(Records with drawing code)
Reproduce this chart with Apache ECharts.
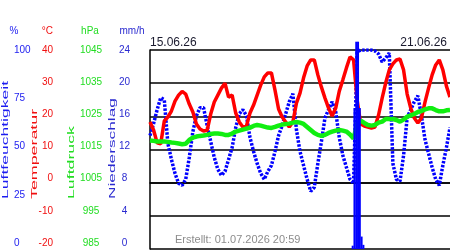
<!DOCTYPE html>
<html>
<head>
<meta charset="utf-8">
<script src="https://cdn.jsdelivr.net/npm/echarts@6/dist/echarts.min.js"></script>
<style>
html, body { margin: 0; padding: 0; background: #fff; }
#chart { width: 450px; height: 250px; }
</style>
</head>
<body>
<div id="chart"></div>
<script>
// Stunden seit 15.06.26 00:00 (alle 2 h)
var hours = [0, 2, 4, 6, 8, 10, 12, 14, 16, 18, 20, 22, 24, 26, 28, 30, 32, 34, 36, 38,
  40, 42, 44, 46, 48, 50, 52, 54, 56, 58, 60, 62, 64, 66, 68, 70, 72, 74, 76, 78,
  80, 82, 84, 86, 88, 90, 92, 94, 96, 98, 100, 102, 104, 106, 108, 110, 112, 114, 116, 118,
  120, 122, 124, 126, 128, 130, 132, 134, 136, 138, 140, 142, 144, 146, 148, 150, 152, 154, 156, 158,
  160, 162, 164, 166, 168];

// Luftfeuchtigkeit %
var humidity = [57, 63, 70, 76, 75, 53, 45, 38, 33, 32, 35, 46, 59, 67, 71, 71, 62, 54, 46, 40,
  37, 39, 45, 51, 61, 68, 70, 67, 56, 49, 43, 38, 35, 39, 42, 49, 57, 62, 68, 74,
  78, 60, 49, 42, 35, 29, 31, 43, 54, 66, 70, 74, 69, 56, 47, 41, 35, 33, 99, 100,
  100, 100, 100, 99.5, 98, 94, 96, 98.5, 43, 35, 34, 47, 66, 70, 74, 77, 67, 55, 48, 41,
  35, 32, 42, 51, 61];

// Temperatur °C
var temperature = [18.3, 15.9, 12.0, 11.7, 18.6, 19.8, 21.6, 24.6, 26.4, 27.5, 26.7, 23.7, 21.3, 17.7, 16.2, 15.6, 15.8, 20.7, 24.3, 26.4,
  28.5, 30.0, 25.8, 26.4, 21.0, 18.3, 16.8, 17.1, 21.0, 23.4, 26.4, 29.4, 31.9, 33.1, 33.1, 27.9, 22.2, 19.8, 18.3, 16.8,
  18.3, 24.0, 27.0, 31.6, 35.2, 37.0, 37.0, 32.5, 28.8, 25.5, 22.5, 20.1, 22.5, 27.6, 31.0, 34.6, 37.9, 37.0, 24.9, 17.7,
  17.1, 16.8, 16.5, 16.8, 20.4, 25.5, 30.1, 34.0, 35.8, 37.0, 37.3, 34.0, 26.7, 22.5, 19.5, 18.0, 19.5, 24.3, 28.5, 32.5,
  35.5, 37.0, 34.0, 29.1, 25.8];

// Luftdruck hPa
var pressure = [1017.7, 1017.6, 1017.4, 1017.4, 1017.4, 1017.3, 1017.1, 1017.0, 1016.8, 1016.6, 1016.7, 1017.9, 1018.6, 1018.9, 1019.1, 1019.2, 1019.4, 1019.7, 1019.8, 1019.8,
  1019.7, 1019.4, 1019.4, 1019.8, 1020.4, 1020.7, 1021.0, 1021.3, 1021.6, 1022.1, 1022.4, 1022.2, 1021.9, 1021.6, 1021.5, 1021.8, 1022.2, 1022.5, 1022.7, 1022.8,
  1023.1, 1023.3, 1023.1, 1022.7, 1021.8, 1020.9, 1020.0, 1019.4, 1019.1, 1019.4, 1020.0, 1020.4, 1020.7, 1020.9, 1020.7, 1020.4, 1019.5, 1018.3, 1022.7, 1023.7,
  1023.0, 1022.4, 1022.2, 1022.4, 1023.1, 1023.4, 1024.2, 1024.2, 1024.2, 1023.9, 1023.4, 1024.0, 1024.9, 1025.3, 1025.7, 1026.3, 1026.6, 1027.1, 1027.4, 1027.4,
  1026.9, 1026.5, 1026.5, 1026.8, 1026.9];

// Niederschlag mm/h (nur Stunden mit Regen)
var rainHours = [113.5, 114.5, 115.5, 116.5, 117.5, 118.5, 119.5];
var rain = [0.4, 17, 25, 25, 17, 1.5, 0.5];

var axisTitles = ['Luftfeuchtigkeit', 'Temperatur', 'Luftdruck', 'Niederschlag'];
var units = ['%', '°C', 'hPa', 'mm/h'];
var dateLabels = ['15.06.26', '21.06.26'];
var createdLabel = 'Erstellt: 01.07.2026 20:59';

var FONT = 'Liberation Sans, Arial, sans-serif';
var BLUE = '#1c1cf0', RED = '#f01010', GREEN = '#22dd22', NAVY = '#2a2ad0';

function pairs(xs, vals) {
  return xs.map(function (x, i) { return [x, vals[i]]; });
}

// Achse nur fuer die Beschriftung links
function labelAxis(min, max, step, color, offset, align) {
  return {
    type: 'value', gridIndex: 1, position: 'left', offset: offset,
    min: min, max: max, interval: step,
    axisLine: { show: false }, axisTick: { show: false }, splitLine: { show: false },
    axisLabel: { color: color, fontSize: 10, fontFamily: FONT, align: align, margin: 0,
      formatter: function (v) { return String(v); } }
  };
}

function title(text, x, color, sx) {
  return {
    type: 'text', x: x, y: 199, rotation: Math.PI / 2, scaleX: sx, scaleY: 1,
    style: { text: text, fill: color, font: '9px ' + FONT, align: 'left', verticalAlign: 'middle' }
  };
}

function unit(text, x, color, align) {
  return {
    type: 'text', x: x, y: 31,
    style: { text: text, fill: color, font: '10px ' + FONT, align: align, verticalAlign: 'middle' }
  };
}

var myChart = echarts.init(document.getElementById('chart'));

myChart.setOption({
  animation: false,
  backgroundColor: '#fff',
  grid: [
    { left: 150, top: 50, right: 0, bottom: 1 },
    { left: 150, top: 50, right: 0, bottom: 7 }
  ],
  xAxis: [
    {
      type: 'value', gridIndex: 0, min: 0, max: 168,
      axisLine: { lineStyle: { color: '#000', width: 1.5 } },
      axisTick: { show: false }, axisLabel: { show: false }, splitLine: { show: false }
    },
    { type: 'value', gridIndex: 1, min: 0, max: 1, show: false }
  ],
  yAxis: [
    // Temperatur: Gitterlinien + linker Rand
    {
      type: 'value', gridIndex: 0, min: -20, max: 40, interval: 10,
      axisLine: { show: true, lineStyle: { color: '#000', width: 1.5 } },
      axisTick: { show: false }, axisLabel: { show: false },
      splitLine: { lineStyle: { color: '#000', width: 1.5 } }
    },
    { type: 'value', gridIndex: 0, min: 0, max: 100, show: false },
    { type: 'value', gridIndex: 0, min: 985, max: 1045, show: false },
    { type: 'value', gridIndex: 0, min: 0, max: 24, show: false },
    labelAxis(0, 100, 25, BLUE, 136, 'left'),
    labelAxis(-20, 40, 10, RED, 97, 'right'),
    labelAxis(985, 1045, 10, GREEN, 59, 'center'),
    labelAxis(0, 24, 4, NAVY, 25.5, 'center')
  ],
  series: [
    {
      name: 'Luftfeuchtigkeit', type: 'line', xAxisIndex: 0, yAxisIndex: 1, z: 2,
      data: pairs(hours, humidity), showSymbol: false,
      lineStyle: { color: '#0000ff', width: 3.5, type: [2.5, 1.5], cap: 'butt' }
    },
    {
      name: 'Temperatur', type: 'line', xAxisIndex: 0, yAxisIndex: 0, z: 3,
      data: pairs(hours, temperature), showSymbol: false,
      lineStyle: { color: '#ff0000', width: 3.5 }
    },
    {
      name: 'Luftdruck', type: 'line', xAxisIndex: 0, yAxisIndex: 2, z: 4,
      data: pairs(hours, pressure), showSymbol: false,
      lineStyle: { color: '#11ee11', width: 4.5 }
    },
    {
      name: 'Niederschlag', type: 'bar', xAxisIndex: 0, yAxisIndex: 3, z: 5,
      data: pairs(rainHours, rain), barWidth: 2, clip: false,
      itemStyle: { color: '#0000ff' }
    }
  ],
  graphic: [
    unit(units[0], 14, BLUE, 'center'),
    unit(units[1], 53, RED, 'right'),
    unit(units[2], 90, GREEN, 'center'),
    unit(units[3], 132, NAVY, 'center'),
    title(axisTitles[0], 6, BLUE, 1.95),
    title(axisTitles[1], 35, RED, 1.98),
    title(axisTitles[2], 71.5, GREEN, 1.97),
    title(axisTitles[3], 113, NAVY, 1.92),
    { type: 'text', x: 150, y: 43,
      style: { text: dateLabels[0], fill: '#1a1a2e', font: '12px ' + FONT, align: 'left', verticalAlign: 'middle' } },
    { type: 'text', x: 447, y: 43,
      style: { text: dateLabels[1], fill: '#1a1a2e', font: '12px ' + FONT, align: 'right', verticalAlign: 'middle' } },
    { type: 'text', x: 175, y: 240,
      style: { text: createdLabel, fill: '#8c8c8c', font: '11px ' + FONT, align: 'left', verticalAlign: 'middle' } }
  ]
});
</script>
</body>
</html>
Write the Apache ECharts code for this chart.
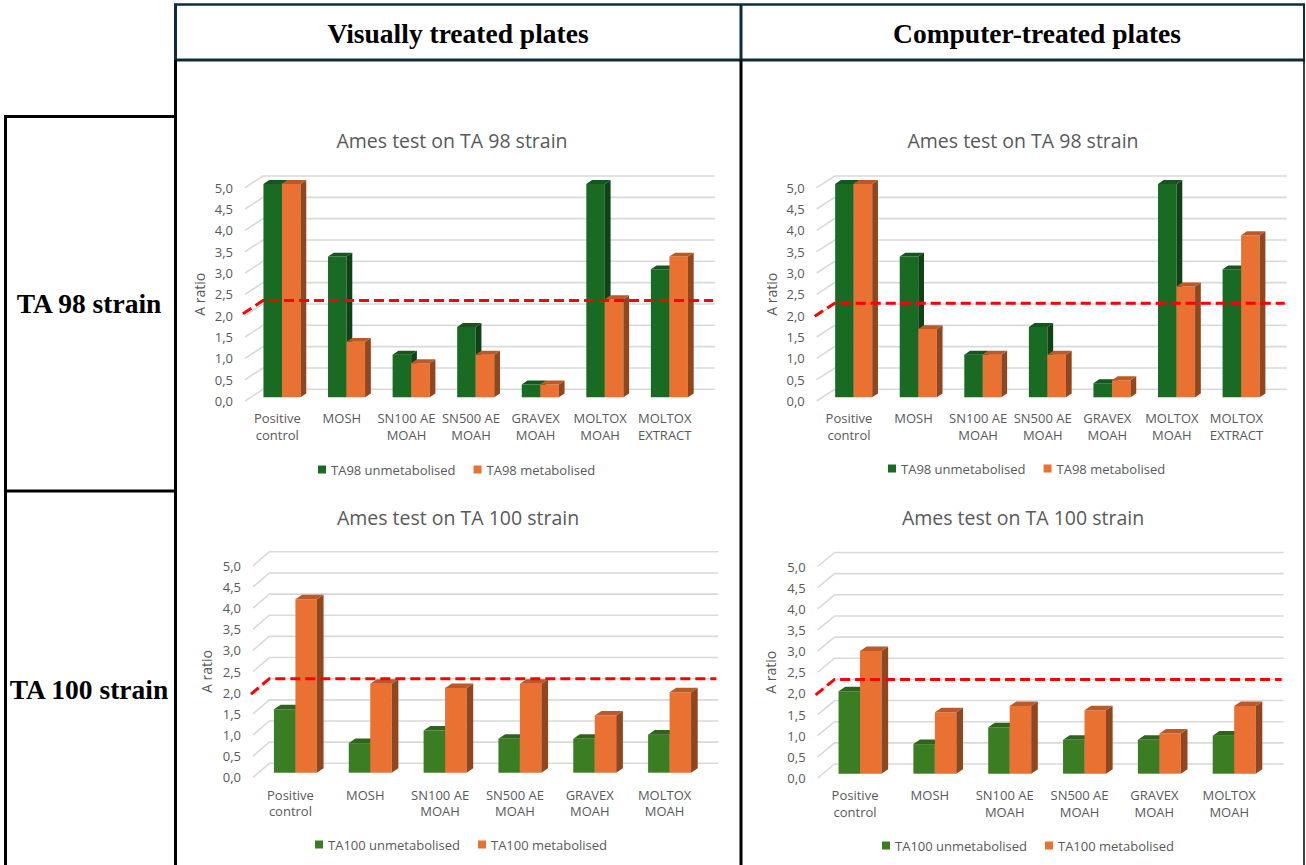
<!DOCTYPE html>
<html>
<head>
<meta charset="utf-8">
<title>Ames test – TA 98 and TA 100 strains</title>
<script src="https://cdn.jsdelivr.net/npm/echarts@6/dist/echarts.min.js"></script>
<style>
  html, body { margin: 0; padding: 0; background: #ffffff; }
  #chart { width: 1306px; height: 865px; }
</style>
</head>
<body>
<div id="chart"></div>
<script>
// ---- data ----
const categoriesTA98 = ['Positive\ncontrol', 'MOSH', 'SN100 AE\nMOAH', 'SN500 AE\nMOAH', 'GRAVEX\nMOAH', 'MOLTOX\nMOAH', 'MOLTOX\nEXTRACT'];
const categoriesTA100 = ['Positive\ncontrol', 'MOSH', 'SN100 AE\nMOAH', 'SN500 AE\nMOAH', 'GRAVEX\nMOAH', 'MOLTOX\nMOAH'];
const yTicks = [0, 0.5, 1.0, 1.5, 2.0, 2.5, 3.0, 3.5, 4.0, 4.5, 5.0];

const visualTA98Unmetabolised = [5.0, 3.3, 1.0, 1.65, 0.3, 5.0, 3.0];
const visualTA98Metabolised = [5.0, 1.3, 0.8, 1.0, 0.3, 2.3, 3.3];
const computerTA98Unmetabolised = [5.0, 3.3, 1.0, 1.65, 0.33, 5.0, 3.0];
const computerTA98Metabolised = [5.0, 1.6, 1.0, 1.0, 0.4, 2.6, 3.8];

const visualTA100Unmetabolised = [1.5, 0.7, 1.0, 0.8, 0.8, 0.9];
const visualTA100Metabolised = [4.1, 2.1, 2.0, 2.1, 1.35, 1.9];
const computerTA100Unmetabolised = [1.95, 0.7, 1.1, 0.8, 0.8, 0.9];
const computerTA100Metabolised = [2.9, 1.45, 1.6, 1.5, 0.95, 1.6];

// red dashed reference level drawn on each panel
const thresholdLevels = [2.08, 2.02, 2.0, 2.0];

// ---- styling ----
const GREEN_98 = '#196B24';
const GREEN_100 = '#3B7D23';
const ORANGE = '#E97132';
const TEXT_GREY = '#595959';
const GRID_GREY = '#d9d9d9';
const NAVY = '#0f2b3c';
const SANS = '"Open Sans", "Noto Sans", sans-serif';
const SERIF = '"Liberation Serif", "DejaVu Serif", serif';

function shade(hex, f) {
  const n = parseInt(hex.slice(1), 16);
  const r = Math.round(((n >> 16) & 255) * f);
  const g = Math.round(((n >> 8) & 255) * f);
  const b = Math.round((n & 255) * f);
  return 'rgb(' + r + ',' + g + ',' + b + ')';
}

// panel layout: grid = front plane of the 3D box, wall = offset of the back wall,
// barShift = offset of the plane the columns stand on
const panels = [
  {
    title: 'Ames test on TA 98 strain', titleX: 452, titleY: 140,
    categories: categoriesTA98,
    series: [
      { name: 'TA98 unmetabolised', data: visualTA98Unmetabolised, color: GREEN_98 },
      { name: 'TA98 metabolised', data: visualTA98Metabolised, color: ORANGE }
    ],
    grid: { left: 245, top: 187.7, width: 452, height: 213.3 },
    wall: [18, -11.7], barShift: [4.7, -3.7], nameGap: 39,
    legend: { left: 313, top: 458 }
  },
  {
    title: 'Ames test on TA 98 strain', titleX: 1023, titleY: 140,
    categories: categoriesTA98,
    series: [
      { name: 'TA98 unmetabolised', data: computerTA98Unmetabolised, color: GREEN_98 },
      { name: 'TA98 metabolised', data: computerTA98Metabolised, color: ORANGE }
    ],
    grid: { left: 816.7, top: 187.7, width: 452, height: 213.3 },
    wall: [18, -11.7], barShift: [4.7, -3.7], nameGap: 38,
    legend: { left: 883, top: 457 }
  },
  {
    title: 'Ames test on TA 100 strain', titleX: 458, titleY: 517,
    categories: categoriesTA100,
    series: [
      { name: 'TA100 unmetabolised', data: visualTA100Unmetabolised, color: GREEN_100 },
      { name: 'TA100 metabolised', data: visualTA100Metabolised, color: ORANGE }
    ],
    grid: { left: 253, top: 565.8, width: 449, height: 211.5 },
    wall: [16.3, -14], barShift: [5, -4.6], nameGap: 40,
    legend: { left: 310, top: 833 }
  },
  {
    title: 'Ames test on TA 100 strain', titleX: 1023, titleY: 517,
    categories: categoriesTA100,
    series: [
      { name: 'TA100 unmetabolised', data: computerTA100Unmetabolised, color: GREEN_100 },
      { name: 'TA100 metabolised', data: computerTA100Metabolised, color: ORANGE }
    ],
    grid: { left: 817.6, top: 566.5, width: 449, height: 211.5 },
    wall: [17, -14], barShift: [5, -4.3], nameGap: 40,
    legend: { left: 877, top: 834 }
  }
];

const BAR_RATIO = 0.287;

function wallRenderer(panel) {
  return function (params, api) {
    const cs = params.coordSys;
    const y = api.coord([0, api.value(1)])[1];
    const dx = panel.wall[0], dy = panel.wall[1];
    return {
      type: 'polyline',
      shape: { points: [[cs.x, y], [cs.x + dx, y + dy], [cs.x + cs.width + dx, y + dy]] },
      style: { stroke: GRID_GREY, lineWidth: 1.6, fill: null }
    };
  };
}

function thresholdRenderer(panel) {
  return function (params, api) {
    const cs = params.coordSys;
    const y = api.coord([0, api.value(1)])[1];
    const dx = panel.wall[0], dy = panel.wall[1];
    return {
      type: 'polyline',
      shape: { points: [[cs.x - 2, y + 1.5], [cs.x + dx, y + dy], [cs.x + cs.width + dx - 2, y + dy]] },
      style: { stroke: '#ff0000', lineWidth: 3, lineDash: [10, 5], fill: null }
    };
  };
}

function barRenderer(panel, idx, count, color) {
  const sideColor = shade(color, 0.62);
  const topColor = shade(color, 0.8);
  return function (params, api) {
    const cat = api.value(0);
    const base = api.coord([cat, 0]);
    const top = api.coord([cat, api.value(1)]);
    const band = api.size([1, 0])[0];
    const w = band * BAR_RATIO;
    const x0 = base[0] - (w * count) / 2 + w * idx + panel.barShift[0];
    const yb = base[1] + panel.barShift[1];
    const yt = top[1] + panel.barShift[1];
    const ddx = w * 0.31, ddy = -w * 0.21;
    return {
      type: 'group',
      children: [
        { type: 'rect', shape: { x: x0, y: yt, width: w, height: yb - yt }, style: { fill: color } },
        { type: 'polygon', shape: { points: [[x0 + w, yt], [x0 + w + ddx, yt + ddy], [x0 + w + ddx, yb + ddy], [x0 + w, yb]] }, style: { fill: sideColor } },
        { type: 'polygon', shape: { points: [[x0, yt], [x0 + ddx, yt + ddy], [x0 + w + ddx, yt + ddy], [x0 + w, yt]] }, style: { fill: topColor } }
      ]
    };
  };
}

const grids = [], xAxes = [], yAxes = [], series = [], legends = [], graphics = [];

panels.forEach(function (p, i) {
  grids.push(Object.assign({ containLabel: false }, p.grid));
  xAxes.push({
    type: 'category', gridIndex: i, data: p.categories,
    axisLine: { show: false }, axisTick: { show: false }, splitLine: { show: false },
    axisLabel: { color: TEXT_GREY, fontFamily: SANS, fontSize: 13, lineHeight: 16.5, margin: 9, interval: 0 }
  });
  yAxes.push({
    type: 'value', gridIndex: i, min: 0, max: 5, interval: 0.5,
    name: 'A ratio', nameLocation: 'middle', nameRotate: 90, nameGap: p.nameGap,
    nameTextStyle: { color: TEXT_GREY, fontFamily: SANS, fontSize: 14 },
    axisLine: { show: false }, axisTick: { show: false }, splitLine: { show: false },
    axisLabel: {
      color: TEXT_GREY, fontFamily: SANS, fontSize: 13, margin: 12,
      formatter: function (v) { return v.toFixed(1).replace('.', ','); }
    }
  });
  series.push({
    type: 'custom', name: 'walls-' + i, xAxisIndex: i, yAxisIndex: i, z: 1, silent: true,
    renderItem: wallRenderer(p),
    data: yTicks.map(function (v) { return [0, v]; })
  });
  p.series.forEach(function (s, k) {
    series.push({
      type: 'custom', name: s.name, xAxisIndex: i, yAxisIndex: i, z: 2,
      itemStyle: { color: s.color },
      renderItem: barRenderer(p, k, p.series.length, s.color),
      data: s.data.map(function (v, c) { return [c, v]; })
    });
  });
  series.push({
    type: 'custom', name: 'threshold-' + i, xAxisIndex: i, yAxisIndex: i, z: 3, silent: true,
    renderItem: thresholdRenderer(p),
    data: [[0, thresholdLevels[i]]]
  });
  legends.push({
    data: p.series.map(function (s) { return s.name; }),
    left: p.legend.left, top: p.legend.top, orient: 'horizontal',
    icon: 'rect', itemWidth: 8, itemHeight: 8, itemGap: 18,
    textStyle: { color: TEXT_GREY, fontFamily: SANS, fontSize: 13 },
    selectedMode: false
  });
  graphics.push({
    type: 'text', z: 50,
    style: { text: p.title, x: p.titleX, y: p.titleY, align: 'center', verticalAlign: 'middle',
      fill: TEXT_GREY, font: '19.5px ' + SANS }
  });
});

// table frame: column headers and row labels
function hline(x1, x2, y, color, w) {
  return { type: 'line', z: 100, shape: { x1: x1, y1: y, x2: x2, y2: y }, style: { stroke: color, lineWidth: w } };
}
function vline(x, y1, y2, color, w) {
  return { type: 'line', z: 100, shape: { x1: x, y1: y1, x2: x, y2: y2 }, style: { stroke: color, lineWidth: w } };
}
graphics.push(
  hline(174, 1305, 4.5, NAVY, 2.5),
  hline(174, 1305, 60, NAVY, 3),
  vline(175.5, 4, 60, NAVY, 3),
  vline(741, 4, 60, NAVY, 3),
  vline(1304, 4, 60, NAVY, 2),
  vline(175.5, 60, 865, '#000000', 3),
  vline(741, 60, 865, '#000000', 3),
  vline(1304, 60, 865, '#000000', 1.5),
  hline(4, 177, 116.5, '#000000', 3),
  hline(4, 177, 491, '#000000', 3),
  vline(5.5, 115, 865, '#000000', 3)
);
const headerFont = 'bold 27.5px ' + SERIF;
graphics.push(
  { type: 'text', z: 100, style: { text: 'Visually treated plates', x: 458, y: 33, align: 'center', verticalAlign: 'middle', fill: '#000', font: headerFont } },
  { type: 'text', z: 100, style: { text: 'Computer-treated plates', x: 1037, y: 33, align: 'center', verticalAlign: 'middle', fill: '#000', font: headerFont } },
  { type: 'text', z: 100, style: { text: 'TA 98 strain', x: 89, y: 303, align: 'center', verticalAlign: 'middle', fill: '#000', font: headerFont } },
  { type: 'text', z: 100, style: { text: 'TA 100 strain', x: 89, y: 689, align: 'center', verticalAlign: 'middle', fill: '#000', font: headerFont } }
);

const chart = echarts.init(document.getElementById('chart'), null, { renderer: 'svg' });
chart.setOption({
  animation: false,
  backgroundColor: '#ffffff',
  grid: grids,
  xAxis: xAxes,
  yAxis: yAxes,
  legend: legends,
  series: series,
  graphic: { elements: graphics }
});
</script>
</body>
</html>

### DIRECTIONS FOR THIS TASK:
Repeat only the lines between the start of the data and the line with "160, 162, 164, 166, 168];", including those two lines, and skip the pictures.

### RESULT FOR THIS TASK:
Reproduce this chart with Apache ECharts.
<!DOCTYPE html>
<html>
<head>
<meta charset="utf-8">
<script src="https://cdn.jsdelivr.net/npm/echarts@6/dist/echarts.min.js"></script>
<style>
html, body { margin: 0; padding: 0; background: #fff; }
#chart { width: 450px; height: 250px; }
</style>
</head>
<body>
<div id="chart"></div>
<script>
// Stunden seit 15.06.26 00:00 (alle 2 h)
var hours = [0, 2, 4, 6, 8, 10, 12, 14, 16, 18, 20, 22, 24, 26, 28, 30, 32, 34, 36, 38,
  40, 42, 44, 46, 48, 50, 52, 54, 56, 58, 60, 62, 64, 66, 68, 70, 72, 74, 76, 78,
  80, 82, 84, 86, 88, 90, 92, 94, 96, 98, 100, 102, 104, 106, 108, 110, 112, 114, 116, 118,
  120, 122, 124, 126, 128, 130, 132, 134, 136, 138, 140, 142, 144, 146, 148, 150, 152, 154, 156, 158,
  160, 162, 164, 166, 168];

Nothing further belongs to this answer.